As I got older, and particularly when I went to university, I discovered that it wasn’t a sickness and that I wasn’t damned to hell, but it has taken literal years to unlearn that fear and self loathing. I spent years trying to be someone else.
I tried to tell someone at that point, but he took it so badly that I decided never to tell anyone else, until now, and only now, because I can no longer live in a prison that he and I built.
In my mid twenties, I began calling myself bisexual, because it felt a bit safer than telling the truth. Bisexuality is absolutely real and bisexuals are 100% valid, I just wasn’t one of them.
Even after getting over the fear of being sick or damned to hell, I was still afraid of the reality of being a lesbian. I wanted to be like everyone else. I wanted a family. I wanted to be a wife. When I became legally old enough to marry in the UK, it was still illegal for me to marry a woman.
And I mean REALLY marry by the way. Civil partnerships are not the same imo. Labour should have pushed equal marriage through and they failed the LGBT community by not doing so. Come at me Tonty Blair.
I became convinced that I’d have to “put up with a man” to get what I wanted. To be a wife, and more importantly, to be a mother (being married is kind of a required step to have kids as a Catholic lmao). Putting up with a man would be worth it to hold my child in my arms.
When I was a teenager, I’d pray every night for it all to go away. I’d stare at boys all day in class and plead with myself to find them attractive. Up until this year, I’d basically force myself into relationships with men to try and make myself like them. It just made me sad.
I would invent reasons to like men. Pretty much anything I’ve ever “found attractive” in a man throughout my life have either been typically feminine traits (a coping mechanism) or made up stuff I’ve projected onto them to find some way to like them.
I am almost thirty years old and I don’t think I have ever truly been in love, because I’ve been masquerading and pretending out of fear or I’ve been in a fleeting connection with a woman that I run away from because I feel like I shouldn’t be with her.
I joke all the time about being emotionally broken but if I’m honest, I really do think that suppressing my real self and bullying myself into the closet over and over out of fear has done legitimate damage to me, and I don’t know what to do about that.
I eventually came out (properly this time) because of two things.
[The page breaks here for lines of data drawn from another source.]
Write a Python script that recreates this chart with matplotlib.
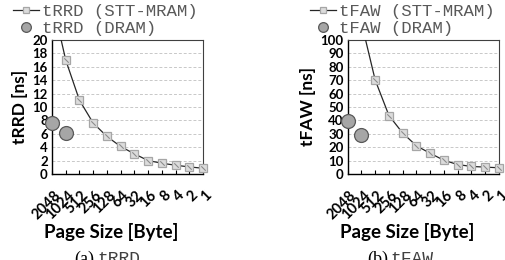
import numpy as np
import matplotlib
matplotlib.use("Agg")
import matplotlib.pyplot as plt
from matplotlib.transforms import ScaledTranslation

pages = ['2048', '1024', '512', '256', '128', '64', '32', '16', '8', '4', '2', '1']
trrd_stt = [26, 17.0, 11.0, 7.6, 5.6, 4.1, 3.0, 2.0, 1.6, 1.3, 1.05, 0.85]
trrd_dram = [7.6, 6.1]
tfaw_stt = [200, 113, 70.1, 43.6, 30.5, 21.0, 15.4, 10.2, 7.0, 5.6, 5.1, 4.6]
tfaw_dram = [39.8, 29.1]

body_font = 'Lato'
mono_font = 'Liberation Mono'

fig = plt.figure(figsize=(5.05, 2.6), dpi=100)


def panel(rect, legx, capx, stt, dram, name, ymax, ystep, caption):
    ax = fig.add_axes(rect)
    x = np.arange(len(pages))
    stt = np.array(stt, dtype=float)
    ax.plot(x, stt, color='#262626', lw=0.9, zorder=3)
    shown = np.where(stt <= ymax, stt, np.nan)
    ax.plot(x, shown, ls='none', marker='s', ms=6, mfc='#dcdcdc', mec='#a6a6a6',
            mew=0.9, clip_on=False, zorder=4)
    ax.plot(x, shown, ls='none', marker=(2, 0, 45), ms=4.5, mec='#8c8c8c',
            mew=0.8, clip_on=False, zorder=5)
    ax.plot(x[:len(dram)], dram, ls='none', marker='o', ms=10, mfc='#a6a6a6',
            mec='#595959', mew=0.9, clip_on=False, zorder=6)

    ax.set_xlim(0, len(pages) - 1)
    ax.set_ylim(0, ymax)
    ax.set_yticks(np.arange(0, ymax + 1, ystep))
    ax.set_xticks(x)
    ax.tick_params(axis='y', length=0, pad=3)
    ax.tick_params(axis='x', direction='in', length=3, pad=7)
    ax.set_xticklabels(pages, rotation=45, ha='right', va='top',
                       rotation_mode='anchor', fontsize=10.5, fontweight='bold',
                       family=body_font)
    shift = ScaledTranslation(1 / 72, -3 / 72, fig.dpi_scale_trans)
    for lab in ax.get_xticklabels():
        lab.set_transform(lab.get_transform() + shift)
    for lab in ax.get_yticklabels():
        lab.set_fontsize(9.5)
        lab.set_fontweight('bold')
        lab.set_family(body_font)
    ax.yaxis.grid(True, ls=(0, (3, 2)), color='#c8c8c8', lw=0.7)
    ax.set_axisbelow(True)
    for s in ['top', 'right']:
        ax.spines[s].set_color('#404040')
        ax.spines[s].set_linewidth(0.8)
    ax.spines['left'].set_linewidth(1.0)
    ax.spines['bottom'].set_linewidth(1.0)

    ax.set_ylabel(name + ' [ns]', fontsize=12.5, fontweight='bold', family=body_font,
                  labelpad=3)
    ax.set_xlabel('Page Size [Byte]', fontsize=13.5, fontweight='bold',
                  family=body_font)
    ax.xaxis.set_label_coords(0.395, -0.37)

    # legend handles
    h1, = ax.plot([], [], color='#262626', lw=0.9, marker='s', ms=5, mfc='#dcdcdc',
                  mec='#a6a6a6', mew=0.9)
    h2, = ax.plot([], [], ls='none', marker='o', ms=7, mfc='#a6a6a6',
                  mec='#595959', mew=0.9)
    leg = ax.legend([h1, h2], [name + ' (STT-MRAM)', name + ' (DRAM)'],
                    loc='upper left', bbox_to_anchor=(legx, 0.985),
                    bbox_transform=fig.transFigure, frameon=False,
                    prop={'family': mono_font, 'size': 12.5},
                    handlelength=1.5, handletextpad=0.15, labelspacing=0.12,
                    borderpad=0, borderaxespad=0)
    for t in leg.get_texts():
        t.set_color('#595959')

    fig.text(capx, 0.035, caption, family='Liberation Serif', fontsize=13,
             ha='right', va='top')
    fig.text(capx + 0.006, 0.035, name, family=mono_font, fontsize=13,
             ha='left', va='top', color='#404040')
    return ax


panel([0.103, 0.331, 0.299, 0.515], 0.026, 0.186, trrd_stt, trrd_dram,
      'tRRD', 20, 2, '(a)')
panel([0.6885, 0.331, 0.2996, 0.515], 0.614, 0.768, tfaw_stt, tfaw_dram,
      'tFAW', 100, 10, '(b)')

fig.savefig('out.png', dpi=100)
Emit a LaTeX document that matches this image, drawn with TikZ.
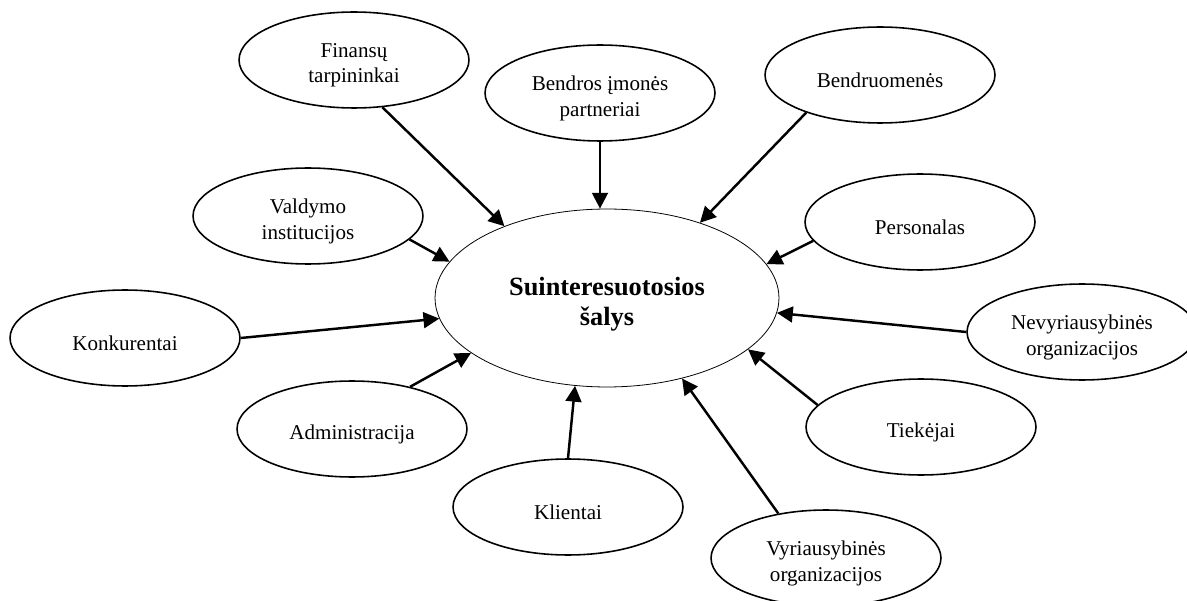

One, I was on a date with a man and he literally said to me “I think you’re a lesbian” and I knew the jig was up. Two, I couldn’t face turning thirty and still being desperately unhappy.
I don’t want to be lonely anymore. I don’t want to feel like I’m constantly chased by a shameful secret. I want the people I love to really know me. I want to find someone to build a real life with instead of settling for a sham marriage. I want to really live.
I don’t say any of this so that people will feel sorry for me, by the way, because it’s one of those things where the damage is done (by myself lmao) and I don’t really need validation, I just want people to understand why we can’t allow future generations to do this.
People ask why LGBT inclusive sex and relationships education needs to happen. People like me are why. You have to let kids know that they’ll be okay. Nobody is saying “teach kids about anal at five years old!” but just let them know it’s okay if they grow up to be gay, so they don’t end up like me.